At some point we, the US embraced complacency and mediocrity and especially in the mass manufacturing sector.

In 1961, President John Kennedy challenged the US to put a man on the moon in 10yrs. We did it in 8yrs. We went from being No. 2 behind the Russians to being No.1. We did not have the technology, training, or need. We did not like being No.2 and we had the will to succeed. The fear of the Cold War also helped immensely. And we did this with slide rules.

I do not wish to see the US approach this through arrogance but we do need the will to be really good at what we do. No matter if it is sweeping the floor or engineering.

By the way, making a really good broom does take a lot of skill. A very simple device but requires significant core knowledge to make a really good one.

What we are in short supply of is the will to excel. That requires motivation and leadership. Not sure if Trump is the right guy but he is the first politician to even mention it in years.
 
PDW needs to take a break from the standards comments this thread is about how to approach a problem and what each poster thinks could be a possible way to tackle it.
Maybe one of Trumps staff will search it and take on some ideas or at least use critical thinking on each point.

The effort to change something has to lead to a measurable improvement in production or allocation of effort exerted.

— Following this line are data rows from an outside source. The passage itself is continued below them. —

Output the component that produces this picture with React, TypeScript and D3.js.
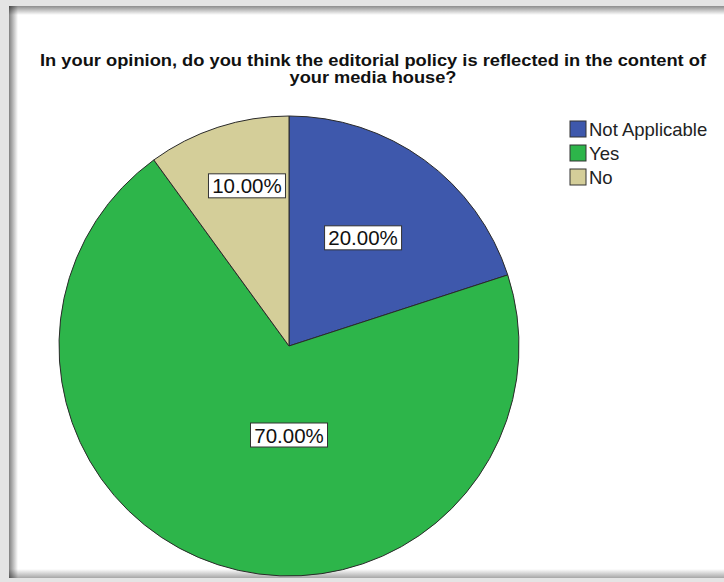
import React from "react";
import * as d3 from "d3";

const categories = ["Not Applicable", "Yes", "No"];
const values = [20, 70, 10];
const labels = ["20.00%", "70.00%", "10.00%"];
const colors = ["#3e58ac", "#2db54a", "#d4ce99"];
const titleLines = [
  "In your opinion, do you think the editorial policy is reflected in the content of",
  "your media house?",
];
const titleWidths = [666, 167];
// label placement (polar, relative to pie): angle in degrees, radius fraction
const labelAngles = [34.4, 180, 345.3];
const labelRadii = [0.57, 0.387, 0.72];

const W = 724;
const H = 582;

export default function App() {
  const cx = 289;
  const cy = 346;
  const r = 230;
  const pie = d3.pie<number>().sort(null).value((d) => d)(values);
  const arc = d3.arc<d3.PieArcDatum<number>>().innerRadius(0).outerRadius(r);

  const boxW = 77;
  const boxH = 24;

  return (
    <svg
      width={W}
      height={H}
      style={{ position: "absolute", left: 0, top: 0 }}
      fontFamily="'Liberation Sans', Arial, sans-serif"
    >
      <defs>
        <linearGradient id="gl" x1="0" x2="1" y1="0" y2="0">
          <stop offset="0" stopColor="#000" stopOpacity="0.5" />
          <stop offset="1" stopColor="#000" stopOpacity="0" />
        </linearGradient>
        <linearGradient id="gt" x1="0" x2="0" y1="0" y2="1">
          <stop offset="0" stopColor="#000" stopOpacity="0.45" />
          <stop offset="1" stopColor="#000" stopOpacity="0" />
        </linearGradient>
        <linearGradient id="gb" x1="0" x2="0" y1="1" y2="0">
          <stop offset="0" stopColor="#000" stopOpacity="0.35" />
          <stop offset="1" stopColor="#000" stopOpacity="0" />
        </linearGradient>
      </defs>
      <rect x={0} y={0} width={W} height={H} fill="#e4e4e4" />
      <rect x={9} y={6} width={W - 9} height={572} fill="#fff" />
      <rect x={9} y={6} width={9} height={572} fill="url(#gl)" />
      <rect x={9} y={6} width={W - 9} height={9} fill="url(#gt)" />
      <rect x={9} y={569} width={W - 9} height={9} fill="url(#gb)" />

      {titleLines.map((t, i) => (
        <text
          key={i}
          x={373}
          y={66 + i * 17}
          textAnchor="middle"
          fontWeight="bold"
          fontSize={16}
          fill="#111"
          textLength={titleWidths[i]}
          lengthAdjust="spacingAndGlyphs"
        >
          {t}
        </text>
      ))}

      <g transform={`translate(${cx},${cy})`}>
        {pie.map((p, i) => (
          <path
            key={i}
            d={arc(p) || ""}
            fill={colors[i]}
            stroke="#2a2a2a"
            strokeWidth={1}
          />
        ))}
        {pie.map((p, i) => {
          const a = (labelAngles[i] * Math.PI) / 180;
          const lx = Math.sin(a) * r * labelRadii[i];
          const ly = -Math.cos(a) * r * labelRadii[i];
          return (
            <g key={"l" + i} transform={`translate(${lx},${ly})`}>
              <rect
                x={-boxW / 2}
                y={-boxH / 2}
                width={boxW}
                height={boxH}
                fill="#fff"
                stroke="#333"
                strokeWidth={1}
              />
              <text
                x={0}
                y={7.5}
                textAnchor="middle"
                fontSize={20.5}
                fill="#111"
              >
                {labels[i]}
              </text>
            </g>
          );
        })}
      </g>

      {categories.map((c, i) => (
        <g key={c} transform={`translate(570,${121 + i * 24})`}>
          <rect x={0} y={0} width={16} height={16} fill={colors[i]} stroke="#333" strokeWidth={1} />
          <text x={19} y={15} fontSize={18.5} fill="#222">
            {c}
          </text>
        </g>
      ))}
    </svg>
  );
}
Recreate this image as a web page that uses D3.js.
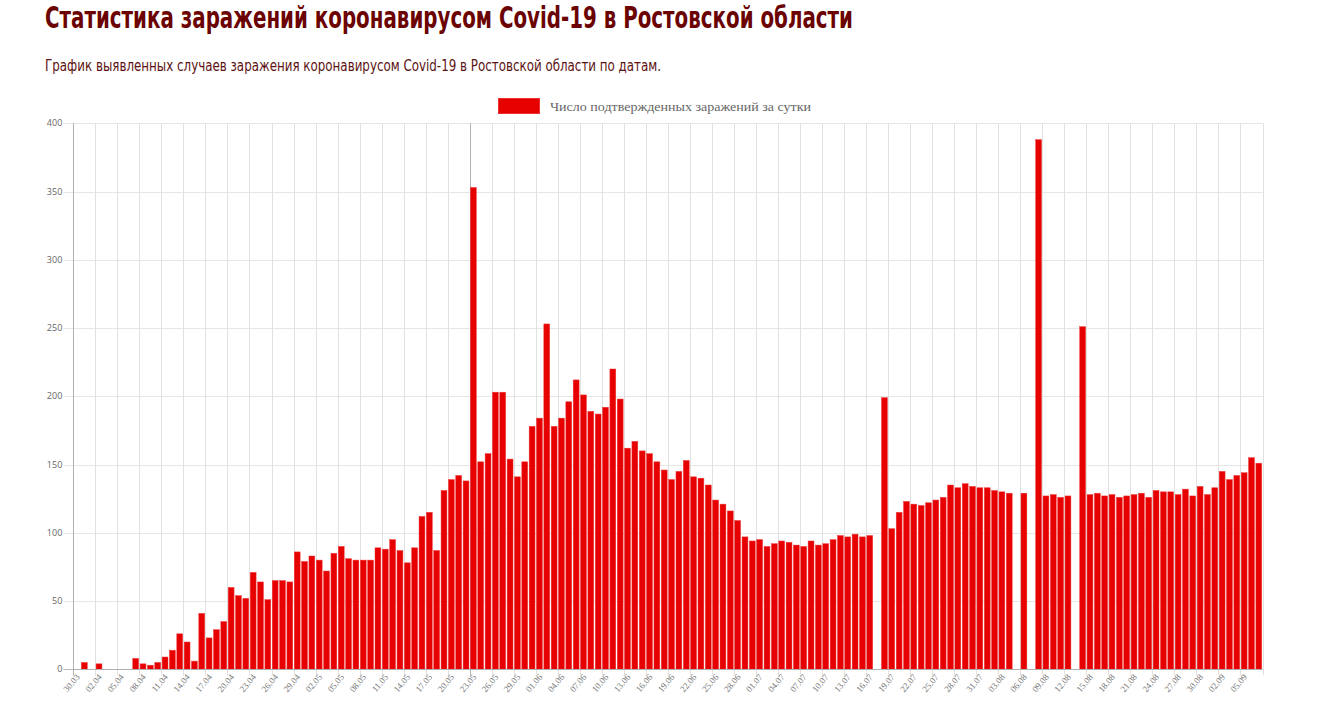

If resources applied leads to little gain the American Peoples standard of living will not increase.

the above post raises some very good points to think about, social attitudes being one.
 
Maybe one of Trumps staff will search it and take on some ideas or at least use critical thinking on each point.

Maybe Hell will freeze over.

If only what you wrote was possible. So far Trump only seems to listen to what he wants to hear and certainly doesn't take kindly to what he regards as criticism..
 
........... most US manufacturers consider right-hand-drive product variants not to be worth the tooling cost. I regret having to put it so bluntly, but that is an example of just why we don't consider it a "problem."

You probably don't realise just how many countries have LHD and their populations.

List of countries with left-hand traffic - Wikipedia

I'm sure non US car manufacturers appreciate it if there are many that think like you.